I really appreciate your note and the notes of others who have weighed in. I think you're right that textbooks are probably too small for everything to be included that should be in there. At the same time, with every aspect of history and teaching, it seems, being disputed, textbooks are probably too big a space for what little there is with agreement any more. And, you make a great point about online learning being the future. I just hope that somewhere in the curriculum or at home kids are taught to question assertions, investigate facts, and analyze the differences between opinion and evidence as well as discern fallacious reasoning in superficially appealing claims, regardless of politics. Also, I didn't mean to pick on Texas this week! I was there just last month, again, and met some wonderful concerned citizens and super-nice people. Just the confluence of the Board of Ed actions and Dick Armey in the news again.... Thanks for reading and joining in the conversation!

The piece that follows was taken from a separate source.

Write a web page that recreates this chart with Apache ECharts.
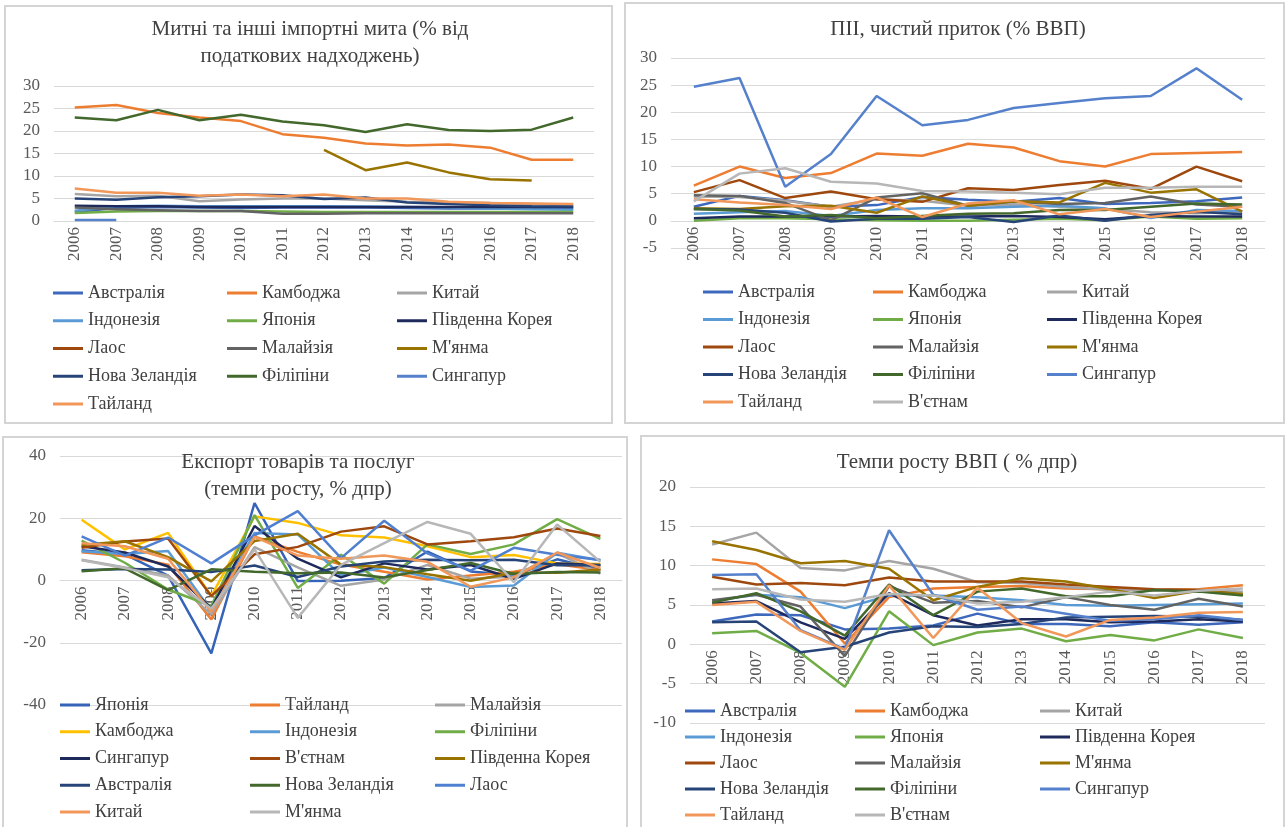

Lisa

.... while the rest of the world moves forward, the USA steps back. Again. Sucks to be you, and particularly sucks to be your children.

Being amazed today is not a hard thing to do. The cons are out and about to run us screaming nuts. Yes the right is in power for the good ole boys in Texas cut a wide swath to pick up big checks from our communed held wealth. Those fat cats could care less about the children in Texas for to them our kids are just fodder for them to eat. And the clowns abound down here in Texas they run the gambit from being totally nuts to on the edge of being put in a straight jacket. Some of the worst are in Congress, others sit as our Judges, and Rick Perry does a good job of taking care and passing the money bucket around to his big buds. Our children get new text books each year--- I suppose history needs to get a new spin maybe leave a few things out along the way that does not work or sit well with those in power. How’s about new math books has math changed much in the last 2,000 years?